I posted on Monday the difficulty I had trying to make a Coconut Cream Pie on Saturday. It was quite a day, but the end result (with the second attempt) was well worth all of the trouble I had. In case you missed that post you can check it out  here.

In the post I mention a chocolate pie that I also made that was a chocolate lover's delight. It was super easy and just may be my favorite. A couple of the guys said they only wanted to eat the coconut cream pie so that meant I had two pieces left to enjoy later. I had once piece of the coconut cream pie leftover and ate it Sunday. It was Monday before I ate one of the pieces of the chocolate pie. I couldn't believe how different it tasted. It was so much richer and fudgy tasting and reminded me of a piece of chocolate pie I recently ate at a cafe in St. Joseph.

The recipe was contributed by Nancy Brown and originally published in Historic Lexington Cooks; Rockbridge Regional Recipes; Historic Lexington Foundation; Lexington, Virginia. It had been chosen for the 1992 Hometown Collection America's Best Recipes.  Even though I often make some changes in recipes, I really intended to follow this one as it was written. As it was, though, I had to make some changes afterall. The recipe called for 2 (1-ounce) squares unsweetened chocolate and I had semi-sweet and bittersweet and German Chocolate. I didn't really want to go to the store and picked up my canister of Hershey's Cocoa Special Dark 100% cacao. On the back it gave instructions for substituting it for squares. Three tablespoons + 1 tablespoon shortening or oil equaled a 1-ounce square. I wasn't sure if I should add the shortening since I was melting the squares with butter, and called Friend Janice to ask her opinion. (She gave me such worthwhile advice about what to do with my pie crust for the coconut cream pie had bubbled up as it baked - just mash it down after it cooled and no one would know that it broke up into pieces when they ate the pie. Yeah, right! ?) Well, she recommended just omitting the shortening, but I had 2 tablespoons of butter, so I just added extra butter. I don't know if my substitution made a difference or not, but I will probably do the same thing the next time I make it. 

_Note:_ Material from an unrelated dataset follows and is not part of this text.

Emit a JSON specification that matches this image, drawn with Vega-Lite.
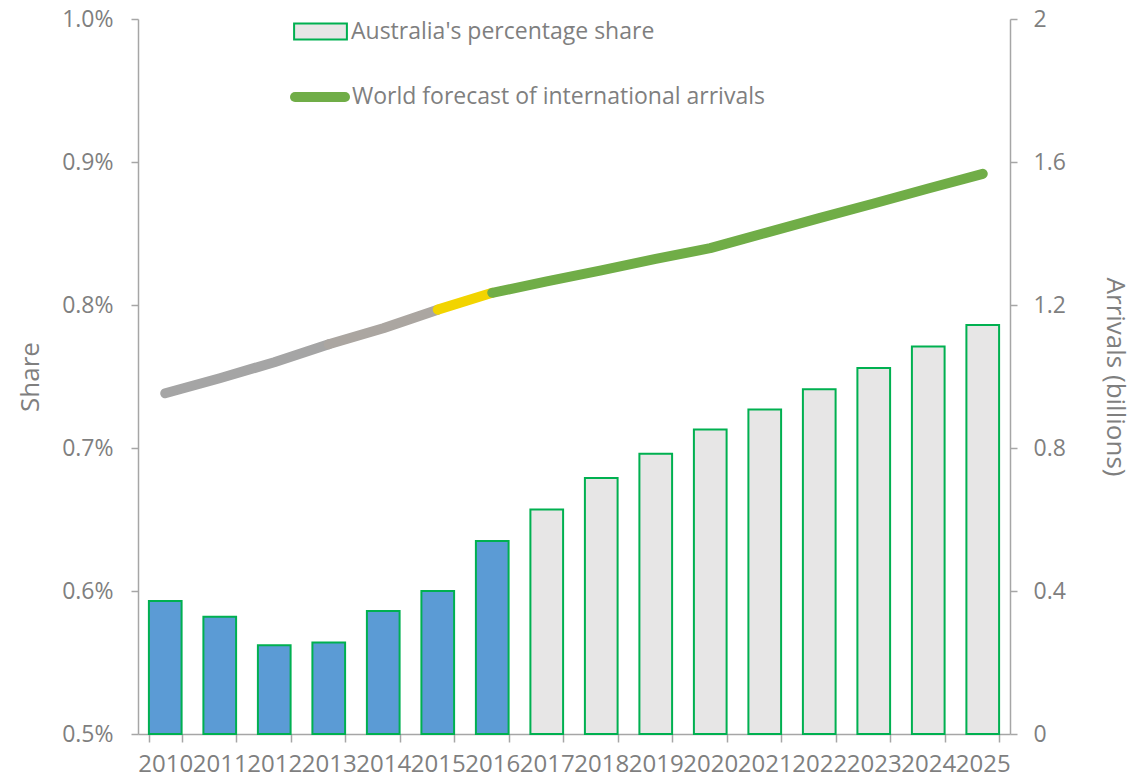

Cllick here for a printable version of just the recipe.


1/2     cup butter (1 stick)
6        tablespoons 100 % cacao - Special Dark + 2 tablespoons butter OR 2  (1-ounce) squares unsweetened chocolate
2        large eggs
1-1/4  cups sugar
1/4     cup milk (I use skim milk)
1        teaspoon vanilla extract
1        unbaked 9 - inch pastry shell
1        8 - ounce container of whipped topping

Combine butter and chocolate in top of a double boiler; bring water to a boil.
Reduce heat to low and cook until chocolate and butter melts, stirring occasionally. Set aside.

Combine the eggs, sugar, milk, and vanilla in a large mixing bowl and
beat at medium speed for 3 to 4 minutes.
Add the chocolate mixture and beat well. (I beat it for several minutes until it was nice and thick.)

Pour chocolate mixture into the pastry shell.

Bake in a preheated 350 degrees F. oven for 35 to 40 minutes or until set. (I baked mine about 37 minutes.) Let cool completely on wire rack.
Once cooled
spread whipped topping on top.

Store in refrigerator until ready to serve. Better the second day. Would recommend making the pie the day before you plan to serve it.